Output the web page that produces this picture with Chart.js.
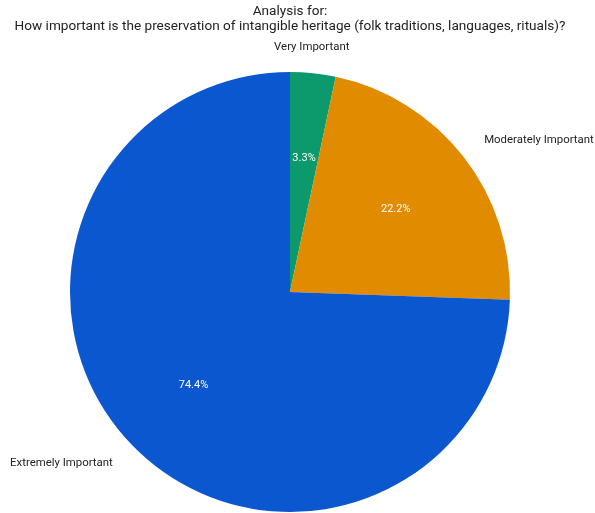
<!DOCTYPE html>
<html>
<head>
<meta charset="utf-8">
<script src="https://cdn.jsdelivr.net/npm/chart.js@4"></script>
<style>
  html, body { margin: 0; padding: 0; background: #fff; }
  #wrap { width: 595px; height: 513px; }
</style>
</head>
<body>
<div id="wrap"><canvas id="myChart" width="595" height="513"></canvas></div>
<script>
const titleLines = ['Analysis for:', 'How important is the preservation of intangible heritage (folk traditions, languages, rituals)?'];
const categories = ['Very Important', 'Moderately Important', 'Extremely Important'];
const responses = [3, 20, 67];
const sliceColors = ['#0c9a6c', '#e08b00', '#0b57d0'];

const FONT = 'Roboto, "Open Sans", sans-serif';

// title, percentages inside the slices and category names outside
const pieLabels = {
  id: 'pieLabels',
  afterDraw(chart) {
    const ctx = chart.ctx;
    ctx.save();
    ctx.fillStyle = '#222';
    ctx.textAlign = 'center';
    ctx.textBaseline = 'middle';
    ctx.font = '13.6px ' + FONT;
    ctx.fillText(titleLines[0], 290, 12);
    ctx.fillText(titleLines[1], 290, 27);

    const total = responses.reduce((a, b) => a + b, 0);
    const arcs = chart.getDatasetMeta(0).data;
    arcs.forEach((arc, i) => {
      const mid = (arc.startAngle + arc.endAngle) / 2;
      const r = arc.outerRadius;
      const cos = Math.cos(mid), sin = Math.sin(mid);

      ctx.font = '11px ' + FONT;
      ctx.fillStyle = '#fff';
      ctx.textAlign = 'center';
      const pct = (responses[i] / total * 100).toFixed(1) + '%';
      ctx.fillText(pct, arc.x + cos * r * 0.61, arc.y + sin * r * 0.61);

      ctx.font = '11.4px ' + FONT;
      ctx.fillStyle = '#222';
      const lx = arc.x + cos * r * 1.12;
      const ly = arc.y + sin * r * 1.12;
      ctx.textAlign = Math.abs(cos) < 0.3 ? 'center' : (cos > 0 ? 'left' : 'right');
      ctx.fillText(categories[i], lx - (Math.abs(cos) < 0.3 ? 4 : 0), ly);
    });
    ctx.restore();
  }
};

new Chart(document.getElementById('myChart'), {
  type: 'pie',
  data: {
    labels: categories,
    datasets: [{
      data: responses,
      backgroundColor: sliceColors,
      borderWidth: 0
    }]
  },
  options: {
    responsive: false,
    animation: false,
    layout: { padding: { top: 72, bottom: 1, left: 70, right: 85 } },
    plugins: {
      legend: { display: false },
      title: { display: false },
      tooltip: { enabled: false }
    }
  },
  plugins: [pieLabels]
});
</script>
</body>
</html>
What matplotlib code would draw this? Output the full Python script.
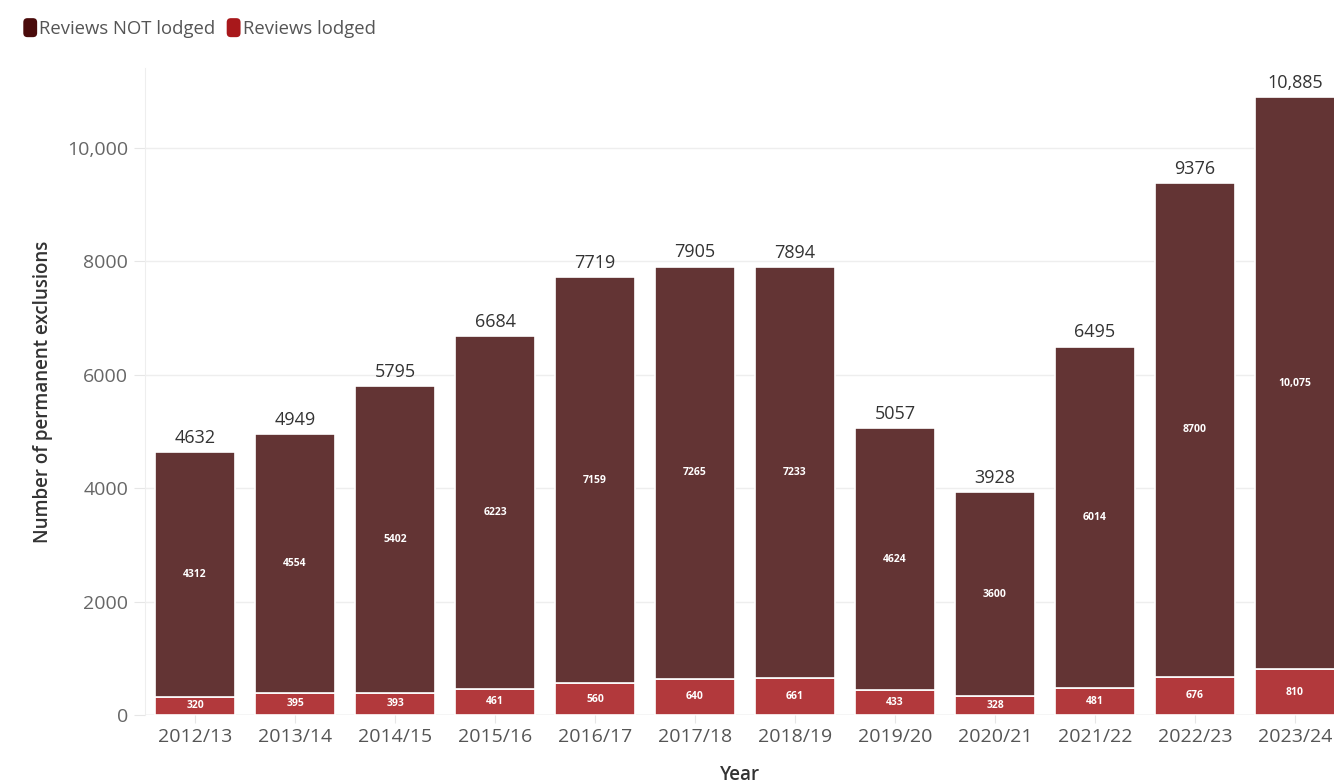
import matplotlib
matplotlib.use("Agg")
import matplotlib.pyplot as plt
from matplotlib.patches import FancyBboxPatch
from matplotlib.legend_handler import HandlerPatch

years = ["2012/13", "2013/14", "2014/15", "2015/16", "2016/17", "2017/18",
         "2018/19", "2019/20", "2020/21", "2021/22", "2022/23", "2023/24"]
lodged = [320, 395, 393, 461, 560, 640, 661, 433, 328, 481, 676, 810]
not_lodged = [4312, 4554, 5402, 6223, 7159, 7265, 7233, 4624, 3600, 6014, 8700, 10075]
totals = [4632, 4949, 5795, 6684, 7719, 7905, 7894, 5057, 3928, 6495, 9376, 10885]

plt.rcParams['font.family'] = ['Open Sans', 'DejaVu Sans']

fig = plt.figure(figsize=(13.34, 7.83), dpi=100)
ax = fig.add_axes([0.1087, 0.0868, 0.8913, 0.826])

x = list(range(len(years)))
c_low = "#b2393c"
c_high = "#633434"
ax.bar(x, lodged, width=0.8, color=c_low, edgecolor="white", linewidth=1.2, zorder=3)
ax.bar(x, not_lodged, bottom=lodged, width=0.8, color=c_high, edgecolor="white", linewidth=1.2, zorder=3)

def fmt(v):
    return f"{v:,}" if v >= 10000 else str(v)

for xi, lo, hi, tot in zip(x, lodged, not_lodged, totals):
    ax.text(xi, lo / 2, fmt(lo), ha="center", va="center", color="white",
            fontsize=7.5, fontweight="bold", zorder=4)
    ax.text(xi, lo + hi / 2, fmt(hi), ha="center", va="center", color="white",
            fontsize=7.5, fontweight="bold", zorder=4)
    ax.text(xi, tot + 90, fmt(tot), ha="center", va="bottom", color="#333333",
            fontsize=13, fontweight="medium", zorder=4)

ax.set_xlim(-0.5, 11.39)
ax.set_ylim(0, 11400)
ax.set_yticks([0, 2000, 4000, 6000, 8000, 10000])
ax.set_yticklabels(["0", "2000", "4000", "6000", "8000", "10,000"])
ax.set_xticks(x)
ax.set_xticklabels(years)
ax.tick_params(axis="both", colors="#e6e6e6", labelcolor="#666666", labelsize=14, length=8, pad=4)
ax.tick_params(axis="x", length=6, labelcolor="#555555", pad=3)
ax.grid(axis="y", color="#eeeeee", linewidth=1, zorder=0)
for s in ["top", "right", "bottom"]:
    ax.spines[s].set_visible(False)
ax.spines["left"].set_color("#eeeeee")
ax.axhline(0, color="#dddddd", linewidth=1, zorder=2)

ax.set_ylabel("Number of permanent exclusions", fontsize=13.5, color="#333333", fontweight="semibold", labelpad=14)
ax.yaxis.set_label_coords(-0.0775, 0.5)
ax.set_xlabel("Year", fontsize=13.5, color="#333333", fontweight="semibold", labelpad=14)

class RoundHandler(HandlerPatch):
    def create_artists(self, legend, orig_handle, xdescent, ydescent, width, height, fontsize, trans):
        p = FancyBboxPatch((xdescent, -ydescent - height * 0.1), width, height * 1.15,
                           boxstyle="round,pad=0,rounding_size=3",
                           facecolor=orig_handle.get_facecolor(), edgecolor="none", transform=trans)
        return [p]

h1 = plt.Rectangle((0, 0), 1, 1, facecolor="#4a0b0b")
h2 = plt.Rectangle((0, 0), 1, 1, facecolor="#a8181b")
leg = fig.legend([h1, h2], ["Reviews NOT lodged", "Reviews lodged"], loc="upper left",
                 bbox_to_anchor=(0.005, 0.997), ncol=2, frameon=False, fontsize=13.3,
                 handler_map={plt.Rectangle: RoundHandler()}, handlelength=0.75, handleheight=1.0,
                 handletextpad=0.12, columnspacing=0.6)
for t in leg.get_texts():
    t.set_color("#555555")

fig.savefig("out.png", dpi=100)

....

- **INSTRUCTION**
Wherever the string "Output" appears in the entries above, list that line.

- **SOLUTION FOR THIS TASK**
Output the web page that produces this picture with Chart.js.
What matplotlib code would draw this? Output the full Python script.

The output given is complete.